I am now trying to making progress on the MIT 6.828 (2018) course on Operating Systems Engineering, and I like it a lot. It is fun and challenging. I learned a lot of basic OS knowledge from this. Now I am struggling with this fine-grained locking challenge: https://pdos.csail.mit.edu/6.828/2018/labs/lab4/
But when I try to run: make run-primes-nox CPUS=4
, I got failed when forking the child, I suspect it is the kernel stack data got corrupted or replaced during scheduling.
The parent sometimes won't recover from the fork
system call
in scheduler, before making a round, acquire some lock(lock_scheduler();
) to prevent other CPUs from accessing the process list.
int i = 1, curpos = -1, k = 0;
if (curenv)
curpos = ENVX(curenv->env_id);
lock_scheduler();
for (; i < NENV; i++)
{
k = (i + curpos) % NENV; // in a circular way
if (envs[k].env_status == ENV_RUNNABLE)
{
env_run(&envs[k]);
}
}
if (curenv != NULL && curenv->env_status == ENV_RUNNING)
{
env_run(curenv);
}
// sched_halt never returns
sched_halt();
during sched_halt
or about to env_run
, we release the lock.
if (kernel_lock.locked && kernel_lock.cpu == thiscpu)
unlock_kernel();
if (scheduler_lock.locked && scheduler_lock.cpu == thiscpu)
unlock_scheduler();
when trapped into the kernel from interrupts or system call(explicitly with int $0x30
), we lock the kernel with original big kernel lock(BKL), and before exiting the trap e.g. by env_run
, we release the kernel lock.
void
trap(struct Trapframe *tf)
{
// The environment may have set DF and some versions
// of GCC rely on DF being clear
asm volatile("cld" ::: "cc");
// Halt the CPU if some other CPU has called panic()
extern char *panicstr;
if (panicstr)
asm volatile("hlt");
// Re-acqurie the big kernel lock if we were halted in
// sched_yield()
xchg(&thiscpu->cpu_status, CPU_STARTED);
// Check that interrupts are disabled. If this assertion
// fails, DO NOT be tempted to fix it by inserting a "cli" in
// the interrupt path.
assert(!(read_eflags() & FL_IF));
// only apply in trap
lock_kernel();
......
Currently:
- I keep the kernel_lock when trapped into the kernel from user space
- I use the page_lock to protect the page_free_list when allocating or deallocating the memory
- I acquire the scheduler_lock when getting into the
sched_yield
method, unlock it just before running any user process (env_pop_tf
)
Sorry the information might not very sufficient, I have uploaded my workspace on Github here:
https://github.com/k0Iry/6.828_2018_mit_jos
here contains all my implementation from lab1 till lab4. Thanks for reviewing!

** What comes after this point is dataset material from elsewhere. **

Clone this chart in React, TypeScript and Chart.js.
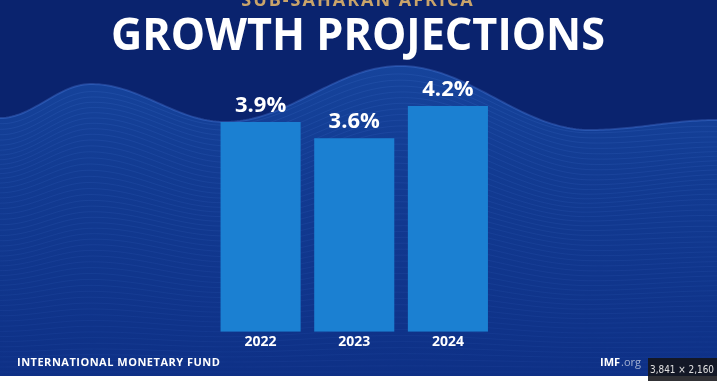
import React, { useEffect, useRef } from "react";
import { Chart, registerables } from "chart.js";
Chart.register(...registerables);

const years = ["2022", "2023", "2024"];
const growth = [3.9, 3.6, 4.2];
const valueLabels = ["3.9%", "3.6%", "4.2%"];
const titleText = "GROWTH PROJECTIONS";
const subtitleText = "SUB-SAHARAN AFRICA";
const sourceText = "INTERNATIONAL MONETARY FUND";
const siteBold = "IMF";
const siteLight = ".org";
const sizeBadge = "3,841 × 2,160";

const crestPts: [number, number][] = [
  [0, 118], [91, 84], [225, 122], [400, 66], [590, 130], [717, 120],
];

function crest(x: number) {
  for (let i = 0; i < crestPts.length - 1; i++) {
    const [x0, y0] = crestPts[i];
    const [x1, y1] = crestPts[i + 1];
    if (x >= x0 && x <= x1) {
      const t = (x - x0) / (x1 - x0);
      const s = (1 - Math.cos(Math.PI * t)) / 2;
      return y0 + (y1 - y0) * s;
    }
  }
  return crestPts[crestPts.length - 1][1];
}

const backgroundPlugin = {
  id: "bg",
  beforeDraw(chart: any) {
    const ctx = chart.ctx;
    const W = chart.width, H = chart.height;
    ctx.save();
    ctx.fillStyle = "#0a236e";
    ctx.fillRect(0, 0, W, H);
    ctx.beginPath();
    ctx.moveTo(0, H);
    for (let x = 0; x <= W; x += 3) ctx.lineTo(x, crest(x));
    ctx.lineTo(W, H);
    ctx.closePath();
    const g = ctx.createLinearGradient(0, 60, 0, H);
    g.addColorStop(0, "#16449c");
    g.addColorStop(0.35, "#123b92");
    g.addColorStop(1, "#0e3086");
    ctx.fillStyle = g;
    ctx.fill();
    const N = 50;
    for (let k = 1; k <= N; k++) {
      const t = k / N;
      ctx.beginPath();
      for (let x = 0; x <= W; x += 3) {
        const c = crest(x);
        const y = c + t * (372 - c) + Math.sin(x / 55 + k * 0.3) * 2 * (1 - t);
        if (x === 0) ctx.moveTo(x, y);
        else ctx.lineTo(x, y);
      }
      ctx.strokeStyle = `rgba(110,160,255,${0.1 * (1 - t * 0.5)})`;
      ctx.lineWidth = 1;
      ctx.stroke();
    }
    ctx.beginPath();
    for (let x = 0; x <= W; x += 3) {
      if (x === 0) ctx.moveTo(x, crest(x));
      else ctx.lineTo(x, crest(x));
    }
    ctx.strokeStyle = "rgba(90,140,240,0.3)";
    ctx.lineWidth = 2;
    ctx.stroke();
    ctx.restore();
  },
};

const textPlugin = {
  id: "texts",
  afterDatasetsDraw(chart: any) {
    const ctx = chart.ctx;
    ctx.save();
    ctx.fillStyle = "#ffffff";
    ctx.textAlign = "center";
    ctx.textBaseline = "alphabetic";
    ctx.font = "bold 22px 'Open Sans'";
    const meta = chart.getDatasetMeta(0);
    meta.data.forEach((bar: any, i: number) => {
      ctx.fillText(valueLabels[i], bar.x, bar.y - 10);
    });
    ctx.restore();
  },
  afterDraw(chart: any) {
    const ctx = chart.ctx;
    const W = chart.width, H = chart.height;
    ctx.save();
    ctx.textAlign = "center";
    ctx.textBaseline = "alphabetic";
    ctx.fillStyle = "#c9a46a";
    ctx.font = "bold 18px 'Open Sans'";
    (ctx as any).letterSpacing = "2px";
    ctx.fillText(subtitleText, 358, 6);
    (ctx as any).letterSpacing = "0px";
    ctx.fillStyle = "#ffffff";
    ctx.font = "bold 45px 'Open Sans'";
    ctx.fillText(titleText, 358, 50, 494);
    ctx.textAlign = "left";
    ctx.font = "bold 11px 'Open Sans'";
    (ctx as any).letterSpacing = "0.5px";
    ctx.fillText(sourceText, 17, 366, 204);
    (ctx as any).letterSpacing = "0px";
    ctx.fillStyle = "#ffffff";
    ctx.fillRect(0, 376, W, H - 376);
    ctx.font = "bold 11px 'Open Sans'";
    ctx.fillStyle = "#ffffff";
    ctx.fillText(siteBold, 600, 366);
    const w = ctx.measureText(siteBold).width;
    ctx.font = "11px 'Open Sans'";
    ctx.fillStyle = "rgba(255,255,255,0.6)";
    ctx.fillText(siteLight, 600 + w + 1, 366);
    ctx.fillStyle = "rgba(20,20,25,0.88)";
    ctx.fillRect(648, 358, W - 648, H - 358);
    ctx.fillStyle = "#e0e0e0";
    ctx.font = "10px 'DejaVu Sans'";
    ctx.textAlign = "center";
    ctx.fillText(sizeBadge, 682, 373, 64);
    ctx.restore();
  },
};

export default function App() {
  const ref = useRef<HTMLCanvasElement | null>(null);
  useEffect(() => {
    if (!ref.current) return;
    const chart = new Chart(ref.current, {
      type: "bar",
      data: {
        labels: years,
        datasets: [
          {
            data: growth,
            backgroundColor: "#1b80d2",
            borderWidth: 0,
            categoryPercentage: 1,
            barPercentage: 0.855,
          },
        ],
      },
      options: {
        responsive: false,
        animation: false,
        layout: { padding: { left: 213.75, right: 222.25, top: 63, bottom: 28.5 } },
        plugins: { legend: { display: false }, tooltip: { enabled: false }, title: { display: false } },
        scales: {
          y: { display: false, min: 0, max: 5 },
          x: {
            grid: { display: false, drawTicks: false },
            border: { display: false },
            ticks: { color: "#ffffff", font: { family: "'Open Sans'", size: 14, weight: "bold" }, padding: 2 },
          },
        },
      },
      plugins: [backgroundPlugin, textPlugin],
    });
    return () => chart.destroy();
  }, []);
  return (
    <div style={{ position: "fixed", left: 0, top: 0, width: 717, height: 381 }}>
      <canvas ref={ref} width={717} height={381} style={{ display: "block" }} />
    </div>
  );
}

Way to reproduce that issue:
git clone https://github.com/k0Iry/6.828_2018_mit_jos.git && cd 6.828_2018_mit_jos
wget https://raw.githubusercontent.com/k0Iry/xv6-jos-i386-lab/master/labs/0001-trying-with-fine-grained-locks.patch
git apply 0001-trying-with-fine-grained-locks.patch
make run-primes-nox CPUS=4
you got the error during the processes' forking